Sunday, April 5, 2009

The genius of Larry Coryell

My friends, family and musical acquaintances know what a huge influence Larry Coryell has been on my work and in my development as a guitarist. I have had the good fortune of being able to spend some time over the years speaking with Mr. Coryell and not only discussing some musical things with him but also to thank him for his work and to express to him my gratitude at his influence on my own playing. When I say influence, I mean that in the best sense of the word. I think that many guitarists confuse influence with emulate or copy and I do not think I fall into that category. Mr. Coryell is a genius and can do things that I could only dream about on the instrument. His recordings hold a substantial place in my collection and his books are also prominent on my shelves, well worn from many viewings and of course of this voluminous output, I have my favorites, things I come back to again and again. While a student at GIT I transcribed some of Mr. Coryells work on the album European Impressions, particularly Toronto Under the Sign of Capricorn. Parts of this piece were also done by David Pritchard and included in Mr. Coryell's book first published in 1979. The qualities that endear me to Mr. Coryell's work are not only his techinical prowess which is beyond words, but his daring. Mr. Coryell tries things that most people wouldn't dare. He's done solo versions of major works by Stravinsky, Copland, Gershwin and others. In his improvisations, I often had the feeling that I was riding a train and we were careening into a corner and whether we would stay on the tracks was definitely in question. Sometimes, we didn't, most of the time we did and the experience was incredible.
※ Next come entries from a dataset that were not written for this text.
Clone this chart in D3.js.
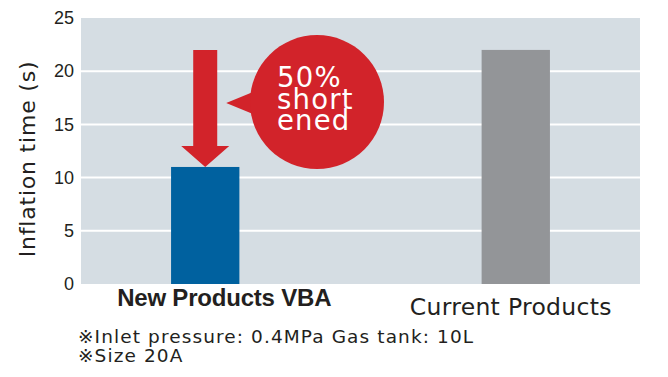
<!DOCTYPE html>
<html>
<head>
<meta charset="utf-8">
<script src="https://cdn.jsdelivr.net/npm/d3@7/dist/d3.min.js"></script>
<style>
  body { margin: 0; background: #fff; }
  svg { display: block; }
</style>
</head>
<body>
<div id="chart"></div>
<script>
// chart data
const categories = ["New Products VBA", "Current Products"];
const inflationTime = [11, 22];
const barColors = ["#00619f", "#939598"];
const yTicks = [0, 5, 10, 15, 20, 25];
const yTitle = "Inflation time (s)";
const calloutLines = ["50%", "short", "ened"];
const footnotes = ["※Inlet pressure: 0.4MPa Gas tank: 10L", "※Size 20A"];

const width = 668,
    height = 377;
const plot = { left: 81, right: 640, top: 18, bottom: 284 };
const red = "#d2232a";

const svg = d3.select("#chart")
    .append("svg")
    .attr("width", width)
    .attr("height", height);

let x = d3.scaleBand()
    .domain(categories)
    .range([plot.left, plot.right])
    .paddingInner(0.78)
    .paddingOuter(0.29);

let y = d3.scaleLinear()
    .domain([0, 25])
    .range([plot.bottom, plot.top]);

// plot background
svg.append("rect")
    .attr("x", plot.left)
    .attr("y", plot.top)
    .attr("width", plot.right - plot.left)
    .attr("height", plot.bottom - plot.top)
    .attr("fill", "#d5dde3");

// white grid lines
svg.append("g")
    .selectAll("line")
    .data(yTicks.filter(t => t > 0 && t < 25))
    .enter()
    .append("line")
    .attr("x1", plot.left)
    .attr("x2", plot.right)
    .attr("y1", d => y(d))
    .attr("y2", d => y(d))
    .attr("stroke", "#fff")
    .attr("stroke-width", 2);

// y axis labels
const yAxis = svg.append("g")
    .attr("transform", "translate(" + plot.left + ",0)")
    .call(d3.axisLeft(y).tickValues(yTicks).tickSize(0).tickPadding(7));
yAxis.select(".domain").remove();
yAxis.selectAll("text")
    .attr("font-family", "Liberation Sans, Arial, sans-serif")
    .attr("font-size", 18)
    .attr("fill", "#231f20");

svg.append("text")
    .attr("transform", "translate(35," + 159 + ") rotate(-90)")
    .attr("text-anchor", "middle")
    .attr("font-family", "DejaVu Sans, sans-serif")
    .attr("font-size", 22)
    .attr("letter-spacing", 0.8)
    .attr("fill", "#231f20")
    .text(yTitle);

// bars
svg.append("g")
    .selectAll("rect")
    .data(categories)
    .enter()
    .append("rect")
    .attr("x", d => x(d))
    .attr("y", (d, i) => y(inflationTime[i]))
    .attr("width", x.bandwidth())
    .attr("height", (d, i) => y(0) - y(inflationTime[i]))
    .attr("fill", (d, i) => barColors[i]);

// category labels
const labelDx = [19, -5];
svg.append("g")
    .selectAll("text")
    .data(categories)
    .enter()
    .append("text")
    .attr("x", (d, i) => x(d) + x.bandwidth() / 2 + labelDx[i])
    .attr("y", (d, i) => i === 0 ? 306 : 315)
    .attr("text-anchor", "middle")
    .attr("font-family", (d, i) => i === 0 ? "Liberation Sans, Arial, sans-serif" : "DejaVu Sans, sans-serif")
    .attr("font-weight", (d, i) => i === 0 ? "bold" : "normal")
    .attr("font-size", (d, i) => i === 0 ? 24 : 23.5)
    .attr("letter-spacing", (d, i) => i === 0 ? -0.2 : 0.3)
    .attr("fill", "#231f20")
    .text(d => d);

// arrow from current time down to new time
const ax = x(categories[0]) + x.bandwidth() / 2;
const yFrom = y(inflationTime[1]),
    yTo = y(inflationTime[0]);
const shaftW = 12,
    headW = 24,
    headH = 21;
svg.append("path")
    .attr("d", d3.line()([
        [ax - shaftW, yFrom],
        [ax + shaftW, yFrom],
        [ax + shaftW, yTo - headH],
        [ax + headW, yTo - headH],
        [ax, yTo],
        [ax - headW, yTo - headH],
        [ax - shaftW, yTo - headH]
    ]) + "Z")
    .attr("fill", red);

// speech bubble
const cx = 317,
    cy = y(17.1),
    r = 67;
svg.append("path")
    .attr("d", d3.line()([
        [ax + 21, cy + 1],
        [cx - r + 8, cy - 12],
        [cx - r + 8, cy + 14]
    ]) + "Z")
    .attr("fill", red);
svg.append("circle")
    .attr("cx", cx)
    .attr("cy", cy)
    .attr("r", r)
    .attr("fill", red);

svg.append("g")
    .selectAll("text")
    .data(calloutLines)
    .enter()
    .append("text")
    .attr("x", 277)
    .attr("y", (d, i) => 87 + i * 21.5)
    .attr("font-family", "DejaVu Sans, sans-serif")
    .attr("font-size", 27.5)
    .attr("letter-spacing", 1.2)
    .attr("fill", "#fff")
    .text(d => d);

// footnotes
svg.append("g")
    .selectAll("text")
    .data(footnotes)
    .enter()
    .append("text")
    .attr("x", 78)
    .attr("y", (d, i) => 343 + i * 18.5)
    .attr("font-family", "DejaVu Sans, sans-serif")
    .attr("font-size", 18.5)
    .attr("letter-spacing", 1.1)
    .attr("fill", "#231f20")
    .text(d => d);
</script>
</body>
</html>
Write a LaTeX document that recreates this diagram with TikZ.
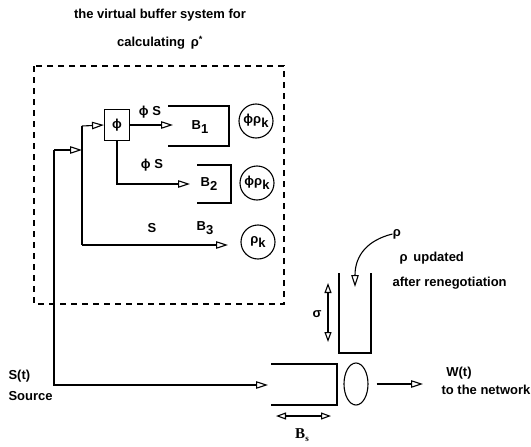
\documentclass[tikz,border=0pt]{standalone}
\usepackage{fontspec}
\setmainfont{Liberation Sans}
\newfontfamily\serifb{Liberation Serif}
\usetikzlibrary{arrows.meta,shapes.geometric}
\newcommand\lowsub[1]{\raisebox{-0.5ex}{#1}}
\begin{document}
\begin{tikzpicture}[x=1pt,y=-1pt, line width=1.1pt,
  tri/.style={-{Triangle[open,length=12pt,width=7.5pt]}},
  dtri/.style={{Triangle[open,length=10pt,width=7pt]}-{Triangle[open,length=10pt,width=7pt]}},
  lbl/.style={font=\fontsize{13}{15}\selectfont\bfseries, inner sep=0pt},
  circ/.style={draw, circle, minimum size=34pt, inner sep=0pt, font=\fontsize{13}{15}\selectfont\bfseries},
  buf/.style={line width=1.1pt}]
\useasboundingbox (0,0) rectangle (531,447);
% title
\node[lbl] (t1) at (160,15) {the virtual buffer system for};
\node[lbl] (t2) at (160,43) {calculating \,ρ\textsuperscript{*}};
% dashed frame
\draw[dash pattern=on 6pt off 5pt] (34,66) rectangle (284,304);
% source lines
\coordinate (a0) at (54,150);
\coordinate (a1) at (54,385);
\coordinate (b0) at (82,126);
\coordinate (b1) at (82,245);
\node[draw, minimum width=25pt, minimum height=31pt, inner sep=0pt, font=\fontsize{13}{15}\selectfont\bfseries] (phi) at (117,125) {ϕ};
\coordinate (bsin) at (268,385);
\draw[tri] (a0) -- (a1) -- (bsin);
\draw[tri] (a0) -- (b0 |- a0);
\draw (b0) -- (b1);
\draw[tri] (b0) -- (phi.west);
\coordinate (b1in) at (173,125);
\draw[tri] (phi.east) -- (b1in);
\coordinate (b2in) at (190,184);
\draw[tri] (phi.south) |- (b2in);
\coordinate (b3in) at (228,245);
\draw[tri] (b1) -- (b3in);
% labels
\node[lbl] (l1) at (150,112) {ϕ S};
\node[lbl] (l2) at (152,165) {ϕ S};
\node[lbl] (l3) at (152,228) {S};
% buffers
\draw[buf] (168,106) -- (229,106) -- (229,146) -- (168,146);
\node[lbl] (B1) at (200,127) {B\lowsub{1}};
\draw[buf] (197,165) -- (231,165) -- (231,203) -- (197,203);
\node[lbl] (B2) at (209,184) {B\lowsub{2}};
\node[lbl] (B3) at (205,228) {B\lowsub{3}};
% circles
\node[circ] (c1) at (256,121) {ϕρ\lowsub{k}};
\node[circ] (c2) at (257,183) {ϕρ\lowsub{k}};
\node[circ] (c3) at (258,242) {ρ\lowsub{k}};
% right part
\node[lbl] (rho) at (397,234) {ρ};
\node[lbl, anchor=west] (upd) at (399,258) {ρ \,updated};
\node[lbl, anchor=west] (aft) at (392,283) {after renegotiation};
\coordinate (rtip) at (355,287);
\draw[tri] (rho.west) .. controls (368,240) and (355,255) .. (rtip);
\draw[buf] (339,273) -- (339,353) -- (371,353) -- (371,273);
\coordinate (s0) at (328,283);
\coordinate (s1) at (328,342);
\draw[dtri] (s0) -- (s1);
\node[lbl] (sig) at (317,314) {σ};
\draw[buf] (271,364) -- (337,364) -- (337,405) -- (271,405);
\node[draw, ellipse, minimum width=24pt, minimum height=42pt, inner sep=0pt] (srv) at (356,384) {};
\coordinate (wtip) at (423,384);
\draw[tri, shorten <=8pt] (srv.east) -- (wtip);
\node[lbl] (w) at (459,373) {W(t)};
\node[lbl, anchor=west] (net) at (441,390) {to the network};
\coordinate (bs0) at (276,416);
\coordinate (bs1) at (331,416);
\draw[dtri] (bs0) -- (bs1);
\node[inner sep=0pt, font=\fontsize{15}{17}\selectfont] (Bs) at (302,435) {\serifb\bfseries B\lowsub{\small s}};
\node[lbl, anchor=west] (st) at (8,376) {S(t)};
\node[lbl, anchor=west] (src) at (8,396) {Source};
\end{tikzpicture}
\end{document}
Starting with the Lion and the Ram and proceeding thru the album Bolero, Mr. Coryell produced a body of work that to me, is nothing short of incredble and should be studied by any aspiring guitarist regardless of style. The passion, creativity and artistic abandon that is present on these recordings stands the test of time and shows how much of today's work is "safe" and "takes the easy way out".

Coryell doesn't get the accolades of John McLaughlin or some of the other more well known players, but when you see Bill Frisell or Al DiMeola or other younger guitarists talking about who influenced them, who was exciting to them, Coryell always comes up.

I encourage you to check out this genius' work. Here are some cd's I know are still available and you should check them out, all are excellent:

1. Tributaries - with the late Joe Beck and John Scofield (this has the studio cuts from European Impressions on it also)
2. Standing Ovation - A great great record, not a clunker in the set.
3. Bolero - If you are new to Mr. Coryell I suggest this album. It is varied, substantial and a personal favorite.

I'm still anxious to get Lion and the Ram which is not available, nor is European Impressions in it's entriety. If you have a turntable, get the lp on ebay or something and check it out.